Schwäbische Zeitung (Riedlingen)
Wenn der Wutbürger die Tür öffnet
CDU-Wahlkämpfer bereiten sich auf den Wahlkampf im Herbst vor – Motivation mittels App
- Eine große Kiefer-Haustür steht in der zweiten Etage des Adenauer-Hauses in Berlin. Wer klingelt, erlebt Überraschungen. „Gehen Sie doch wieder weg“, schreit ein originalgroßer „Wutbürger“auf dem Bildschirm, „sonst hole ich die Polizei.“Wer mehr Glück hat, wird von einer liebenswürdigen Hausfrau empfangen, die gleich noch zum Kuchen einlädt. Wie reagiert man richtig? Die CDU bereitet ihre Helfer auf den Haustürwahlkampf vor.
„Dieser Wahlkampf wird anders“verspricht CDU-Generalsekretär Peter Tauber seit Langem. Dass auch im Adenauer-Haus etwas anders wird, hatte er nicht gedacht. Die Wahlkampfzentrale der CDU sei jetzt das Kanzleramt, schimpft die Opposition, nachdem Kanzleramtschef Peter Altmaier mitverantwortlich zeichnen soll. Das kommt einer Teilentmachtung des CDU-Generalsekretärs gleich.
Doch Generalsekretär Peter Tauber zeigt sich nach außen hin unbeeindruckt und lächelnd. Er sei der Wahlkampfleiter – und als solcher präsentiert er Journalisten den „Maschinenraum“, wie er die in eine Wahlkampfzentrale umfunktionierte zweite Etage des Adenauer-Hauses nennt.
Die Partei bereitet sich akribisch auf einen Haustürwahlkampf vor. Geklingelt wird dort, wo man CDUnahe Wähler erwarten kann. Die Wahlhelfer kommen zu zweit oder dritt, sind freundlich und verteilen Werbematerialien. Dabei geht es darum, im Minutentakt viele Menschen zu erreichen. „Nur Eierlikör trinken mit ausgewählten Wählern hilft nicht“, meint Tauber in Anspielung auf Peer Steinbrück, der vor vier Jahren sein tapferes Versprechen, auf ein Gläschen Eierlikör vorbeizukommen, bei einer Familie in Edesbüttel einlöste, die allerdings ohnehin SPD wählte.

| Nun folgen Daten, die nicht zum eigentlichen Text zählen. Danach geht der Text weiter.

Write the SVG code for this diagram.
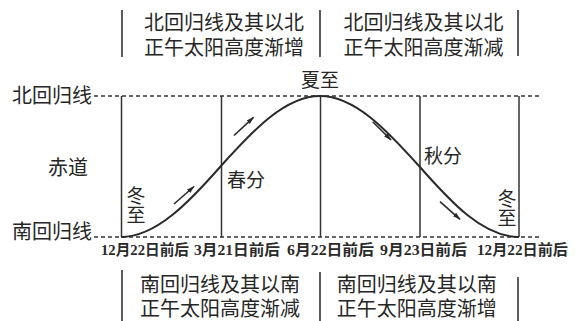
<svg xmlns="http://www.w3.org/2000/svg" width="582" height="321" viewBox="0 0 582 321">
<style>
.t{font-family:"Noto Sans CJK SC","Noto Sans",sans-serif;fill:#262626;}
.big{font-size:20px;}
.lab{font-size:19px;}
.vert{writing-mode:vertical-rl;text-orientation:upright;}
.date{font-family:"Liberation Serif","Noto Sans CJK SC",serif;font-size:15px;font-weight:bold;fill:#2a2a2a;}
.bar{stroke:#333;stroke-width:1.6;fill:none;}
.dash{stroke:#333;stroke-width:1.3;stroke-dasharray:4 3;fill:none;}
.v{stroke:#333;stroke-width:1.5;fill:none;}
.curve{stroke:#2a2a2a;stroke-width:2;fill:none;}
.arr{stroke:#2a2a2a;stroke-width:1.6;fill:none;marker-end:url(#ah);}
</style>
<defs>
<marker id="ah" viewBox="0 0 10 10" refX="9" refY="5" markerWidth="8" markerHeight="8" orient="auto" markerUnits="userSpaceOnUse">
<path d="M0,2 L10,5 L0,8 Z" fill="#2a2a2a"/>
</marker>
</defs>
<rect width="582" height="321" fill="#fff"/>
<g id="top-boxes">
<line class="bar" x1="122" y1="10" x2="122" y2="57"/>
<line class="bar" x1="320" y1="10" x2="320" y2="57"/>
<line class="bar" x1="518" y1="10" x2="518" y2="56"/>
<text class="t big" text-anchor="middle"><tspan x="224" y="29.5">北回归线及其以北</tspan><tspan x="224" y="55">正午太阳高度渐增</tspan></text>
<text class="t big" text-anchor="middle"><tspan x="423.5" y="29.5">北回归线及其以北</tspan><tspan x="423.5" y="55">正午太阳高度渐减</tspan></text>
</g>
<g id="bottom-boxes">
<line class="bar" x1="122" y1="270" x2="122" y2="321"/>
<line class="bar" x1="320" y1="272" x2="320" y2="321"/>
<line class="bar" x1="518" y1="277" x2="518" y2="321"/>
<text class="t big" text-anchor="middle"><tspan x="220" y="292">南回归线及其以南</tspan><tspan x="220" y="316">正午太阳高度渐减</tspan></text>
<text class="t big" text-anchor="middle"><tspan x="416.7" y="292">南回归线及其以南</tspan><tspan x="416.7" y="316">正午太阳高度渐增</tspan></text>
</g>
<g id="axes">
<line class="dash" x1="94" y1="96" x2="541" y2="96"/>
<line class="dash" x1="94" y1="237" x2="541" y2="237"/>
<line class="v" x1="121.5" y1="96" x2="121.5" y2="237"/>
<line class="v" x1="221.5" y1="96" x2="221.5" y2="237"/>
<line class="v" x1="320.5" y1="96" x2="320.5" y2="237"/>
<line class="v" x1="420" y1="96" x2="420" y2="237"/>
<line class="v" x1="519" y1="96" x2="519" y2="237"/>
</g>
<g id="labels">
<text class="t big" x="12" y="102.5">北回归线</text>
<text class="t big" x="12" y="239">南回归线</text>
<text class="t big" x="48" y="175">赤道</text>
<text class="t lab" x="320" y="87" text-anchor="middle">夏至</text>
<text class="t lab" x="227" y="187">春分</text>
<text class="t lab" x="424" y="162.5">秋分</text>
<text class="t lab vert" x="136" y="186">冬至</text>
<text class="t lab vert" x="507" y="189">冬至</text>
</g>
<g id="dates">
<text class="date" x="101" y="255" textLength="88" lengthAdjust="spacingAndGlyphs">12月22日前后</text>
<text class="date" x="194" y="255" textLength="86" lengthAdjust="spacingAndGlyphs">3月21日前后</text>
<text class="date" x="287" y="255" textLength="87" lengthAdjust="spacingAndGlyphs">6月22日前后</text>
<text class="date" x="380" y="255" textLength="87" lengthAdjust="spacingAndGlyphs">9月23日前后</text>
<text class="date" x="477" y="255" textLength="91" lengthAdjust="spacingAndGlyphs">12月22日前后</text>
</g>
<g id="connectors">
<path class="curve" d="M121,237 C156,237 188.7,202.6 220.5,166.5 C253,130.4 285,96 320,96 C355,96 387,130.4 419.5,166.5 C451.3,202.6 483,237 519,237"/>
<line class="arr" x1="174" y1="204" x2="194" y2="186.5"/>
<line class="arr" x1="234" y1="135.5" x2="253.5" y2="117.3"/>
<line class="arr" x1="372.7" y1="121.7" x2="391" y2="140"/>
<line class="arr" x1="440" y1="201.7" x2="460" y2="219.3"/>
</g>
</svg>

Der Tür-zu-Tür-Wahlkampf steigere den Erfolg nachweislich, heißt es im Adenauer-Haus. So seien im Saarland 50 000 Bürger besucht und in der letzten Woche noch einmal 25 000 Haustüren abgeklappert worden. Ist das nicht der gute alte Wahlkampf wie vor 30 Jahren, als die Kandidaten an den Türen klopften? Nicht ganz, denn auch der Haustür-Wahlkampf läuft jetzt digital ab.
Die Kanzlerin ruft an
Zusätzliche Motivation sollen die Helfer durch eine App erhalten. Wer 60 Haustüren hinter sich hat, gilt als „Hansdampf in allen Gassen“, nach 120 Türen ist man ein Marathonläufer. Und wer bundesweit am meisten getan hat, wird in der WahlkampfZentrale angezeigt. An diesem Tag sind es Oliver Schatta aus Braunschweig, Maximilian Z. aus Berlin und Roger Schenk aus Stuttgart. Belohnung: Angela Merkel will regelmäßig die besten zehn Wahlkämpfer anrufen und sich persönlich bedanken. Schließlich sei sie ja viel mit dem Auto quer durch die Republik unterwegs und habe dann auch mal Zeit anzurufen, so Tauber.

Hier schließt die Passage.